Please transcribe the data below exactly. Leave the pictures out.

* start DATA SECTION *

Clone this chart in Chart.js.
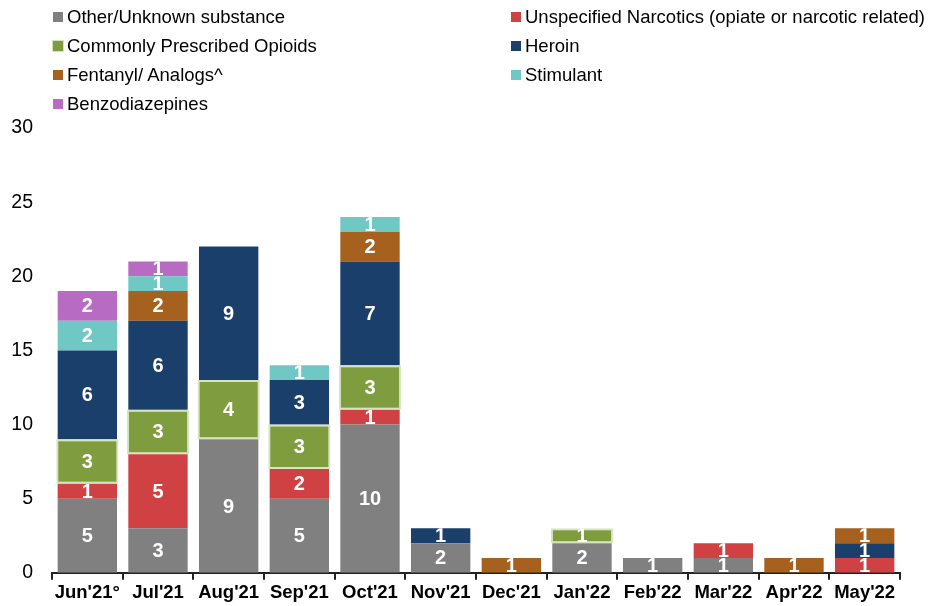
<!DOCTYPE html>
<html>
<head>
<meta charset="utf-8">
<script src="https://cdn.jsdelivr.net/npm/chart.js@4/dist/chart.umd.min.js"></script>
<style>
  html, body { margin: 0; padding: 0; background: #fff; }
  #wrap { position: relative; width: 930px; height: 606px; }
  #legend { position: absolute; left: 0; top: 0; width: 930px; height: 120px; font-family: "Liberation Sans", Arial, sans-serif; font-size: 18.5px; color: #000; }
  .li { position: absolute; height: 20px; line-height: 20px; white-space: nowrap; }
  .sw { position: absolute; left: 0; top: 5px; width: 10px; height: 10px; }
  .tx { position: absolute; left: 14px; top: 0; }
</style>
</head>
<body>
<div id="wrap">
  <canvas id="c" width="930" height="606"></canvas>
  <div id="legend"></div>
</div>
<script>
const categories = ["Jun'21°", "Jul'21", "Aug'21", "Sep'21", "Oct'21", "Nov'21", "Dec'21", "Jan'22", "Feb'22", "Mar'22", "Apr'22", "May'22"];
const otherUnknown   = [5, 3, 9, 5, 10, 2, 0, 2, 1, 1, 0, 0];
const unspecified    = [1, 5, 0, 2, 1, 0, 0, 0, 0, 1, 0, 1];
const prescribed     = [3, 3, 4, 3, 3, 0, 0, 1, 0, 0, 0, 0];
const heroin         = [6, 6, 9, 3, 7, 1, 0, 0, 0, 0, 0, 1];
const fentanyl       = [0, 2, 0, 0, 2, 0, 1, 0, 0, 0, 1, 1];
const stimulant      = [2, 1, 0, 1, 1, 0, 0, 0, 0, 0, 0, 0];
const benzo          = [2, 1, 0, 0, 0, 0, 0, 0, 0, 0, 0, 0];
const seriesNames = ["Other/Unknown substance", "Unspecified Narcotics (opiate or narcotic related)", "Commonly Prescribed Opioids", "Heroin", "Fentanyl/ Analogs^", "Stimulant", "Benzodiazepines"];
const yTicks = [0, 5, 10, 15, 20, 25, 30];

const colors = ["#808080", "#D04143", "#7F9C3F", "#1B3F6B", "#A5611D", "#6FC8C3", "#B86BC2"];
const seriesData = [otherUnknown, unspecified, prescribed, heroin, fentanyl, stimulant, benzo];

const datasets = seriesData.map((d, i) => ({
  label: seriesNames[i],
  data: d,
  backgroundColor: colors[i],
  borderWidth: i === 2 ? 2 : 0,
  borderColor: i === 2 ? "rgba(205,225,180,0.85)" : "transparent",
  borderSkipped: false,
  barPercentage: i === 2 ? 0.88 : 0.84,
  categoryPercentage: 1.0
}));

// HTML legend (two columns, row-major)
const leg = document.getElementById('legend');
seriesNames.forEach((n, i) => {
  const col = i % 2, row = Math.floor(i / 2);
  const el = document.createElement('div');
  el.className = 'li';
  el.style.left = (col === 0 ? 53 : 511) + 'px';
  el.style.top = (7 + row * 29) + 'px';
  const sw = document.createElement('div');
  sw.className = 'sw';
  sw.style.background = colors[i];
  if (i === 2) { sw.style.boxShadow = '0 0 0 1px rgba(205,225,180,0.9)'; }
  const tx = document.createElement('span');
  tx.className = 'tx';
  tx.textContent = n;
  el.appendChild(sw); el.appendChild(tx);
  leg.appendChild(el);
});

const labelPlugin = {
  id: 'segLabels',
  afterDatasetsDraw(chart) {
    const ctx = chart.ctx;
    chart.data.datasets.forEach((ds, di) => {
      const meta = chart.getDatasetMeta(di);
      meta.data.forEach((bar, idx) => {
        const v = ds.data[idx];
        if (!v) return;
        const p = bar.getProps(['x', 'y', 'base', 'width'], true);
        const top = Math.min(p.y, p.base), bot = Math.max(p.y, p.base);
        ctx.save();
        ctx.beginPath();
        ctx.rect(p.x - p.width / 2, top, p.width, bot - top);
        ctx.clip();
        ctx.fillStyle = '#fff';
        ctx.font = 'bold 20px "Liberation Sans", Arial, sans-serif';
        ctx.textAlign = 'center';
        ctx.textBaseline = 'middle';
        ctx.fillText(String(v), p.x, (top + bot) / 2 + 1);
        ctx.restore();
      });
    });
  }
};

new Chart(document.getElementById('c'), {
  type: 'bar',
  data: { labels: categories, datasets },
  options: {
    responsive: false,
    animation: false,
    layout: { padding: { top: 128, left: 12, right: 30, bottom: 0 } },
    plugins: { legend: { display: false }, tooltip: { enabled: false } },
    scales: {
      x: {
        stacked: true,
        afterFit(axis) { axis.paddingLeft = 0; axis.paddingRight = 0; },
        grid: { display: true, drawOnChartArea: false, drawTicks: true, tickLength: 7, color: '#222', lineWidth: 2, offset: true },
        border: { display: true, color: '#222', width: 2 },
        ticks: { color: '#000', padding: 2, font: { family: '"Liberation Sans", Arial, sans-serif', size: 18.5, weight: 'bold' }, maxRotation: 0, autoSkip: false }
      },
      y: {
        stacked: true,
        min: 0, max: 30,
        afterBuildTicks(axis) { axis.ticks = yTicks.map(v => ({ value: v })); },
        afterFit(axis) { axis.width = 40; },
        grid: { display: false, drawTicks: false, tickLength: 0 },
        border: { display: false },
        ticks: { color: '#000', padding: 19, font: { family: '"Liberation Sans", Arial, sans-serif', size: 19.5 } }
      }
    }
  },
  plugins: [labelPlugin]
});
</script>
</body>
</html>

* end DATA SECTION *

● **ANSWER FOR THE TASK**
Clone this chart in Chart.js.
<!DOCTYPE html>
<html>
<head>
<meta charset="utf-8">
<script src="https://cdn.jsdelivr.net/npm/chart.js@4/dist/chart.umd.min.js"></script>
<style>
  html, body { margin: 0; padding: 0; background: #fff; }
  #wrap { position: relative; width: 930px; height: 606px; }
  #legend { position: absolute; left: 0; top: 0; width: 930px; height: 120px; font-family: "Liberation Sans", Arial, sans-serif; font-size: 18.5px; color: #000; }
  .li { position: absolute; height: 20px; line-height: 20px; white-space: nowrap; }
  .sw { position: absolute; left: 0; top: 5px; width: 10px; height: 10px; }
  .tx { position: absolute; left: 14px; top: 0; }
</style>
</head>
<body>
<div id="wrap">
  <canvas id="c" width="930" height="606"></canvas>
  <div id="legend"></div>
</div>
<script>
const categories = ["Jun'21°", "Jul'21", "Aug'21", "Sep'21", "Oct'21", "Nov'21", "Dec'21", "Jan'22", "Feb'22", "Mar'22", "Apr'22", "May'22"];
const otherUnknown   = [5, 3, 9, 5, 10, 2, 0, 2, 1, 1, 0, 0];
const unspecified    = [1, 5, 0, 2, 1, 0, 0, 0, 0, 1, 0, 1];
const prescribed     = [3, 3, 4, 3, 3, 0, 0, 1, 0, 0, 0, 0];
const heroin         = [6, 6, 9, 3, 7, 1, 0, 0, 0, 0, 0, 1];
const fentanyl       = [0, 2, 0, 0, 2, 0, 1, 0, 0, 0, 1, 1];
const stimulant      = [2, 1, 0, 1, 1, 0, 0, 0, 0, 0, 0, 0];
const benzo          = [2, 1, 0, 0, 0, 0, 0, 0, 0, 0, 0, 0];
const seriesNames = ["Other/Unknown substance", "Unspecified Narcotics (opiate or narcotic related)", "Commonly Prescribed Opioids", "Heroin", "Fentanyl/ Analogs^", "Stimulant", "Benzodiazepines"];
const yTicks = [0, 5, 10, 15, 20, 25, 30];

const colors = ["#808080", "#D04143", "#7F9C3F", "#1B3F6B", "#A5611D", "#6FC8C3", "#B86BC2"];
const seriesData = [otherUnknown, unspecified, prescribed, heroin, fentanyl, stimulant, benzo];

const datasets = seriesData.map((d, i) => ({
  label: seriesNames[i],
  data: d,
  backgroundColor: colors[i],
  borderWidth: i === 2 ? 2 : 0,
  borderColor: i === 2 ? "rgba(205,225,180,0.85)" : "transparent",
  borderSkipped: false,
  barPercentage: i === 2 ? 0.88 : 0.84,
  categoryPercentage: 1.0
}));

// HTML legend (two columns, row-major)
const leg = document.getElementById('legend');
seriesNames.forEach((n, i) => {
  const col = i % 2, row = Math.floor(i / 2);
  const el = document.createElement('div');
  el.className = 'li';
  el.style.left = (col === 0 ? 53 : 511) + 'px';
  el.style.top = (7 + row * 29) + 'px';
  const sw = document.createElement('div');
  sw.className = 'sw';
  sw.style.background = colors[i];
  if (i === 2) { sw.style.boxShadow = '0 0 0 1px rgba(205,225,180,0.9)'; }
  const tx = document.createElement('span');
  tx.className = 'tx';
  tx.textContent = n;
  el.appendChild(sw); el.appendChild(tx);
  leg.appendChild(el);
});

const labelPlugin = {
  id: 'segLabels',
  afterDatasetsDraw(chart) {
    const ctx = chart.ctx;
    chart.data.datasets.forEach((ds, di) => {
      const meta = chart.getDatasetMeta(di);
      meta.data.forEach((bar, idx) => {
        const v = ds.data[idx];
        if (!v) return;
        const p = bar.getProps(['x', 'y', 'base', 'width'], true);
        const top = Math.min(p.y, p.base), bot = Math.max(p.y, p.base);
        ctx.save();
        ctx.beginPath();
        ctx.rect(p.x - p.width / 2, top, p.width, bot - top);
        ctx.clip();
        ctx.fillStyle = '#fff';
        ctx.font = 'bold 20px "Liberation Sans", Arial, sans-serif';
        ctx.textAlign = 'center';
        ctx.textBaseline = 'middle';
        ctx.fillText(String(v), p.x, (top + bot) / 2 + 1);
        ctx.restore();
      });
    });
  }
};

new Chart(document.getElementById('c'), {
  type: 'bar',
  data: { labels: categories, datasets },
  options: {
    responsive: false,
    animation: false,
    layout: { padding: { top: 128, left: 12, right: 30, bottom: 0 } },
    plugins: { legend: { display: false }, tooltip: { enabled: false } },
    scales: {
      x: {
        stacked: true,
        afterFit(axis) { axis.paddingLeft = 0; axis.paddingRight = 0; },
        grid: { display: true, drawOnChartArea: false, drawTicks: true, tickLength: 7, color: '#222', lineWidth: 2, offset: true },
        border: { display: true, color: '#222', width: 2 },
        ticks: { color: '#000', padding: 2, font: { family: '"Liberation Sans", Arial, sans-serif', size: 18.5, weight: 'bold' }, maxRotation: 0, autoSkip: false }
      },
      y: {
        stacked: true,
        min: 0, max: 30,
        afterBuildTicks(axis) { axis.ticks = yTicks.map(v => ({ value: v })); },
        afterFit(axis) { axis.width = 40; },
        grid: { display: false, drawTicks: false, tickLength: 0 },
        border: { display: false },
        ticks: { color: '#000', padding: 19, font: { family: '"Liberation Sans", Arial, sans-serif', size: 19.5 } }
      }
    }
  },
  plugins: [labelPlugin]
});
</script>
</body>
</html>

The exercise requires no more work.